Stop Categorising Children Into Learning Styles

Manaal
4 min readDec 6, 2019

For several decades, we have been categorised into types of learners, depending on the way we learn and understand theories best. When President Trump took office in 2016, he insisted that his daily briefings be delivered to him through pictures and graphics because he is a visual and auditory learner. As a result, written documents on military deals to welfare plans were all converted into a series of images to suit the new President’s understandings. On paper, the task seemed farfetched, but the popular theory of “learning styles” would beg to differ.

The idea of “learning style” was first recognised as early as 334 BC by Aristotle, who believed that “each child possessed specific talents and skills”, and so different children understood, learned and retained information in different ways. This belief led to multiple researches in the 20th century.
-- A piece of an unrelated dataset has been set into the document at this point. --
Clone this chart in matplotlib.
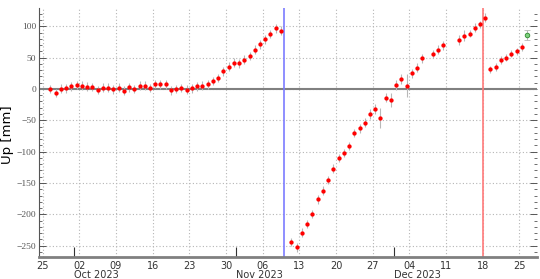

One researcher, Lev Vygotsky, in 1978, came up with the theory that a child’s social environment plays the biggest role in its ability to understand and perceive subjects. It’s easier for a child to remember the history of the Harlem Renaissance if its cultural background helps it relate to the issue. On the other hand, theorist Jean Piaget believed that cognitive development is universal across cultures. And so a child’s development is more influenced by its own independent experiences. This means the child will better remember the concept of speed and distance by playing ball with his friends.

These theories have increasingly shaped learning pedagogies in schools, forcing institutions to tailor their curriculum to suit students’ learning styles. A lot of importance is placed on teachers’ understandings of their students’ styles, making it an integral part of the former’s evaluations. Even students have been convinced that they belong to a certain section of learners. They’re of course more than happy to believe in it because there’s a certain comfort in falling into a category. Unlike old school systems where children who couldn’t follow the medium of instruction felt left out of the smart lot, the learning styles idea gives them the satisfaction of fitting into something.

And who doesn’t like to fit in? It’s psychological. It’s another “I” statement they can use to define themselves in a box.

But the truth is, there’s very little empirical evidence that supports the idea of learning styles. In fact, considering the widespread popularity of the idea, astoundingly few studies support it, while far more show that people generally perform better when they’ve learned something in the style that best fits the subject matter.

This means that it is the subjects that need to be categorised under learning styles, not the students. Let’s take the popular poem “I am a teapot” for example. World over, students learn the poem by enacting a teapot, one hand on the waist and the other as a spout. Even a verbal learner must have learnt this poem kinaesthetically. On the contrary, students can’t truly learn Shakespeare through kinaesthetic instruction. Similarly, it’s nearly impossible for an auditory learner to learn geometry by simply listening to someone explain the Pythagoras theorem (without seeing the diagrams). If that were the case, geometry podcasts would have been a popular thing. And then there are some things, as Piaget pointed out, like driving, that can only be learnt through experiences. You obviously wouldn’t get into a car with someone who's never touched a gear before, even if he has read all about it in a comprehensive book.

Another problem of learning styles is that it goes by the assumption that people know themselves very well and are able to responsibly place themselves into a category. Or that the tests created to assess people’s learning styles are highly reliable. It fails to take into consideration social factors like peer and parental pressure or low self-esteem that may drive people to lie on the tests or about their preferred instructional styles. The mere existence of the “concept of ideal” would force kids and adults alike to want to fall into that category. Let’s say, for example, the most popular girl in your class is a social learner, or that that handsome classmate in a boy band is an auditory learner. The desire to earn the approval of such peers may drive you to convince yourself of the wrong category.

If you think these are just problems students face in school, then you’re missing the point of how it affects development and success in later years. Because of the style myth, students grow up getting comfortable in a single style, thus hampering them incapable of learning something that doesn’t fit into that style. A direct victim is their career.

For example, a law aspirant must be comfortable with words. No one wants a lawyer who went to kinaesthetic law school. This Isn't Legally Blonde (unless the judge is a fan of dramatics). Likewise, a good manager can’t be too rigid on solitary learning. And if the person fails to meet the learning requirements of their selected careers, it could lead to frustration and low confidence.

Thus, schools revamping their instructional approach, whether it’s visual, auditory, kinaesthetic, or some combination, should depend on the subject — not the student. It’s a better way to educate than labeling kids for life.

Learning is like the 7-course buffet table where the most fulfilling experience of the meal can only be achieved when education, sociology, psychology, and behaviour meet coherently.